Problem details:
Quote every line below exactly and skip any picture.

## start

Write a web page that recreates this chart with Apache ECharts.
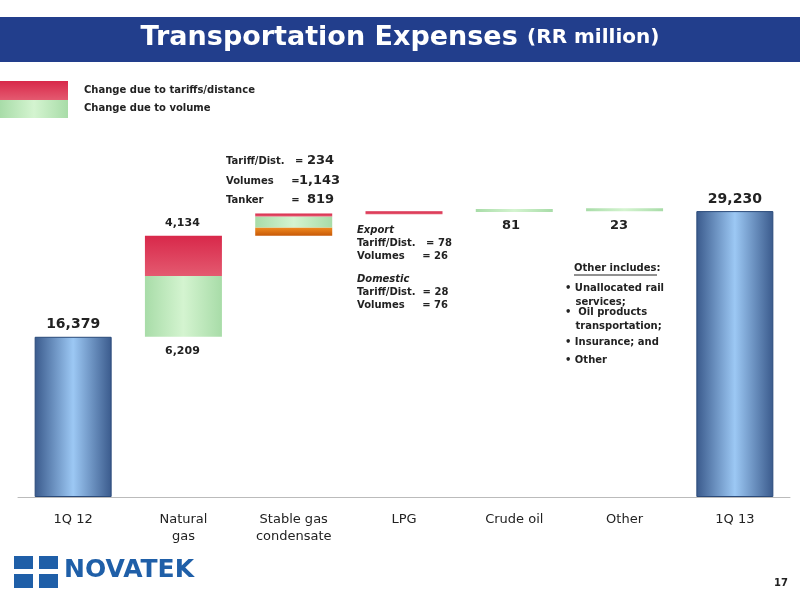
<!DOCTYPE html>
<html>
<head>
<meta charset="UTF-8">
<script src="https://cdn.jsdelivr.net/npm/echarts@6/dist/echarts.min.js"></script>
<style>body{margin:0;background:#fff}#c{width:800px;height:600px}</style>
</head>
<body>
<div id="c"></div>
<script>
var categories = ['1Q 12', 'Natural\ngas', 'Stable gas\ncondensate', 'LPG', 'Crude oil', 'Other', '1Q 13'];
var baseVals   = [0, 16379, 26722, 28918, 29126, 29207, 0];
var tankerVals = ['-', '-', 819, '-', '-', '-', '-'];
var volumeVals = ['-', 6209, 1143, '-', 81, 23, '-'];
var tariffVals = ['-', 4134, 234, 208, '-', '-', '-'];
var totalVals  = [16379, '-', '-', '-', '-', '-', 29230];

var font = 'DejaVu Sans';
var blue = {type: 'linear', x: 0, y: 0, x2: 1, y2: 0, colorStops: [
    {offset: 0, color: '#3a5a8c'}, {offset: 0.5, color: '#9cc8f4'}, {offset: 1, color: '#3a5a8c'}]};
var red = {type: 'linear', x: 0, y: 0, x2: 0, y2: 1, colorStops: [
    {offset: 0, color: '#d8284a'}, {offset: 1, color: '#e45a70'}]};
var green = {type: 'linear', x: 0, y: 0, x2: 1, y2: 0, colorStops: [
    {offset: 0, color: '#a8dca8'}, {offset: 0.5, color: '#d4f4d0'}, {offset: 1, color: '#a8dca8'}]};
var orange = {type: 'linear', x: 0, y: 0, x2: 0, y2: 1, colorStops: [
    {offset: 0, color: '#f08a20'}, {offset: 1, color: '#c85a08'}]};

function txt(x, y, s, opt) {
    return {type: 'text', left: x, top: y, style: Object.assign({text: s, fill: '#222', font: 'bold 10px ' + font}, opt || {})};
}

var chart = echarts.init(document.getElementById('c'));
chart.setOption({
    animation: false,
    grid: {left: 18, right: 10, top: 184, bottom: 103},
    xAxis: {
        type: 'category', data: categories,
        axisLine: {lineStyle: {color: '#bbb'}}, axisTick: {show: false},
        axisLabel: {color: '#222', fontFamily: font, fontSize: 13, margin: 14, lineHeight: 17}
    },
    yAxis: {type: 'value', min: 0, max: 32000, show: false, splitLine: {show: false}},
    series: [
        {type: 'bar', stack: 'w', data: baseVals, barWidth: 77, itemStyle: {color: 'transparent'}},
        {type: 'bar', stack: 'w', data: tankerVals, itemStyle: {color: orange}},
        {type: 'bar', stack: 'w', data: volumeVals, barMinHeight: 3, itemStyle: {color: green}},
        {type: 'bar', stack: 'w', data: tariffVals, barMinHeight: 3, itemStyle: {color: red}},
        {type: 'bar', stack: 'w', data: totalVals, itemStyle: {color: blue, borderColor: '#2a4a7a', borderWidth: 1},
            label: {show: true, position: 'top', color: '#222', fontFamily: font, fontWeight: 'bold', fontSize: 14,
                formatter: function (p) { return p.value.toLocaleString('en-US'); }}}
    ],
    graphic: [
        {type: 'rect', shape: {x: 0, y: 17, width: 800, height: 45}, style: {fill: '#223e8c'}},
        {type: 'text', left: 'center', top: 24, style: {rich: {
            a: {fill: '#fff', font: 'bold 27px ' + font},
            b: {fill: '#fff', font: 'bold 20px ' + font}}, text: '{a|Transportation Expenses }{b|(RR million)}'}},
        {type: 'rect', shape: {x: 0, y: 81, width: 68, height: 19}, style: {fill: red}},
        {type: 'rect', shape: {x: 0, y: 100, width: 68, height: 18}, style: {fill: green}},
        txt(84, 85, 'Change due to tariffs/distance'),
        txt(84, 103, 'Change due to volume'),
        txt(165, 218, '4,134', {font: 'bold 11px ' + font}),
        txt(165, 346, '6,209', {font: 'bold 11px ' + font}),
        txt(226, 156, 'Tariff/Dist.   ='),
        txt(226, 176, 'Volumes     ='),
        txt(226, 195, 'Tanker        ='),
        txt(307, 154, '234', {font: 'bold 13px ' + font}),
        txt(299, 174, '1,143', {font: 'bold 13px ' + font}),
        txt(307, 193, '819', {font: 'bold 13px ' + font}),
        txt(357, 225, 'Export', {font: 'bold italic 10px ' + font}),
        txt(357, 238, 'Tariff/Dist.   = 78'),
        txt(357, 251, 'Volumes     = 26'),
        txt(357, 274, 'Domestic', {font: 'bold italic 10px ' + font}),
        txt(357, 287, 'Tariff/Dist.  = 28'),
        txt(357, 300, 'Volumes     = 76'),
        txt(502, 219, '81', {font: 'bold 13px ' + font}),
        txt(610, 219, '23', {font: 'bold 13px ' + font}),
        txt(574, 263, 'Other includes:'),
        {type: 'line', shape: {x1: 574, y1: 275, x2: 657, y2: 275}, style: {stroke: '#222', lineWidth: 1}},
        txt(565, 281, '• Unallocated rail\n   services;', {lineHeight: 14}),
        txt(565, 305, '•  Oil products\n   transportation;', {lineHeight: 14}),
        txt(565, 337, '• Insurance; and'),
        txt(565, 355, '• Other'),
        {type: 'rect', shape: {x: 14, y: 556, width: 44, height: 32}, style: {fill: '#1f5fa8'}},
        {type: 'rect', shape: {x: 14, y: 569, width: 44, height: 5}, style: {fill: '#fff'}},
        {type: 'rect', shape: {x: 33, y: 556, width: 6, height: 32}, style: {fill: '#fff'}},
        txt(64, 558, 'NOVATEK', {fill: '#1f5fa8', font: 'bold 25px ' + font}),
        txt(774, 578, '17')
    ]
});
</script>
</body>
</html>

## end

Answer:
Write a web page that recreates this chart with Apache ECharts.
<!DOCTYPE html>
<html>
<head>
<meta charset="UTF-8">
<script src="https://cdn.jsdelivr.net/npm/echarts@6/dist/echarts.min.js"></script>
<style>body{margin:0;background:#fff}#c{width:800px;height:600px}</style>
</head>
<body>
<div id="c"></div>
<script>
var categories = ['1Q 12', 'Natural\ngas', 'Stable gas\ncondensate', 'LPG', 'Crude oil', 'Other', '1Q 13'];
var baseVals   = [0, 16379, 26722, 28918, 29126, 29207, 0];
var tankerVals = ['-', '-', 819, '-', '-', '-', '-'];
var volumeVals = ['-', 6209, 1143, '-', 81, 23, '-'];
var tariffVals = ['-', 4134, 234, 208, '-', '-', '-'];
var totalVals  = [16379, '-', '-', '-', '-', '-', 29230];

var font = 'DejaVu Sans';
var blue = {type: 'linear', x: 0, y: 0, x2: 1, y2: 0, colorStops: [
    {offset: 0, color: '#3a5a8c'}, {offset: 0.5, color: '#9cc8f4'}, {offset: 1, color: '#3a5a8c'}]};
var red = {type: 'linear', x: 0, y: 0, x2: 0, y2: 1, colorStops: [
    {offset: 0, color: '#d8284a'}, {offset: 1, color: '#e45a70'}]};
var green = {type: 'linear', x: 0, y: 0, x2: 1, y2: 0, colorStops: [
    {offset: 0, color: '#a8dca8'}, {offset: 0.5, color: '#d4f4d0'}, {offset: 1, color: '#a8dca8'}]};
var orange = {type: 'linear', x: 0, y: 0, x2: 0, y2: 1, colorStops: [
    {offset: 0, color: '#f08a20'}, {offset: 1, color: '#c85a08'}]};

function txt(x, y, s, opt) {
    return {type: 'text', left: x, top: y, style: Object.assign({text: s, fill: '#222', font: 'bold 10px ' + font}, opt || {})};
}

var chart = echarts.init(document.getElementById('c'));
chart.setOption({
    animation: false,
    grid: {left: 18, right: 10, top: 184, bottom: 103},
    xAxis: {
        type: 'category', data: categories,
        axisLine: {lineStyle: {color: '#bbb'}}, axisTick: {show: false},
        axisLabel: {color: '#222', fontFamily: font, fontSize: 13, margin: 14, lineHeight: 17}
    },
    yAxis: {type: 'value', min: 0, max: 32000, show: false, splitLine: {show: false}},
    series: [
        {type: 'bar', stack: 'w', data: baseVals, barWidth: 77, itemStyle: {color: 'transparent'}},
        {type: 'bar', stack: 'w', data: tankerVals, itemStyle: {color: orange}},
        {type: 'bar', stack: 'w', data: volumeVals, barMinHeight: 3, itemStyle: {color: green}},
        {type: 'bar', stack: 'w', data: tariffVals, barMinHeight: 3, itemStyle: {color: red}},
        {type: 'bar', stack: 'w', data: totalVals, itemStyle: {color: blue, borderColor: '#2a4a7a', borderWidth: 1},
            label: {show: true, position: 'top', color: '#222', fontFamily: font, fontWeight: 'bold', fontSize: 14,
                formatter: function (p) { return p.value.toLocaleString('en-US'); }}}
    ],
    graphic: [
        {type: 'rect', shape: {x: 0, y: 17, width: 800, height: 45}, style: {fill: '#223e8c'}},
        {type: 'text', left: 'center', top: 24, style: {rich: {
            a: {fill: '#fff', font: 'bold 27px ' + font},
            b: {fill: '#fff', font: 'bold 20px ' + font}}, text: '{a|Transportation Expenses }{b|(RR million)}'}},
        {type: 'rect', shape: {x: 0, y: 81, width: 68, height: 19}, style: {fill: red}},
        {type: 'rect', shape: {x: 0, y: 100, width: 68, height: 18}, style: {fill: green}},
        txt(84, 85, 'Change due to tariffs/distance'),
        txt(84, 103, 'Change due to volume'),
        txt(165, 218, '4,134', {font: 'bold 11px ' + font}),
        txt(165, 346, '6,209', {font: 'bold 11px ' + font}),
        txt(226, 156, 'Tariff/Dist.   ='),
        txt(226, 176, 'Volumes     ='),
        txt(226, 195, 'Tanker        ='),
        txt(307, 154, '234', {font: 'bold 13px ' + font}),
        txt(299, 174, '1,143', {font: 'bold 13px ' + font}),
        txt(307, 193, '819', {font: 'bold 13px ' + font}),
        txt(357, 225, 'Export', {font: 'bold italic 10px ' + font}),
        txt(357, 238, 'Tariff/Dist.   = 78'),
        txt(357, 251, 'Volumes     = 26'),
        txt(357, 274, 'Domestic', {font: 'bold italic 10px ' + font}),
        txt(357, 287, 'Tariff/Dist.  = 28'),
        txt(357, 300, 'Volumes     = 76'),
        txt(502, 219, '81', {font: 'bold 13px ' + font}),
        txt(610, 219, '23', {font: 'bold 13px ' + font}),
        txt(574, 263, 'Other includes:'),
        {type: 'line', shape: {x1: 574, y1: 275, x2: 657, y2: 275}, style: {stroke: '#222', lineWidth: 1}},
        txt(565, 281, '• Unallocated rail\n   services;', {lineHeight: 14}),
        txt(565, 305, '•  Oil products\n   transportation;', {lineHeight: 14}),
        txt(565, 337, '• Insurance; and'),
        txt(565, 355, '• Other'),
        {type: 'rect', shape: {x: 14, y: 556, width: 44, height: 32}, style: {fill: '#1f5fa8'}},
        {type: 'rect', shape: {x: 14, y: 569, width: 44, height: 5}, style: {fill: '#fff'}},
        {type: 'rect', shape: {x: 33, y: 556, width: 6, height: 32}, style: {fill: '#fff'}},
        txt(64, 558, 'NOVATEK', {fill: '#1f5fa8', font: 'bold 25px ' + font}),
        txt(774, 578, '17')
    ]
});
</script>
</body>
</html>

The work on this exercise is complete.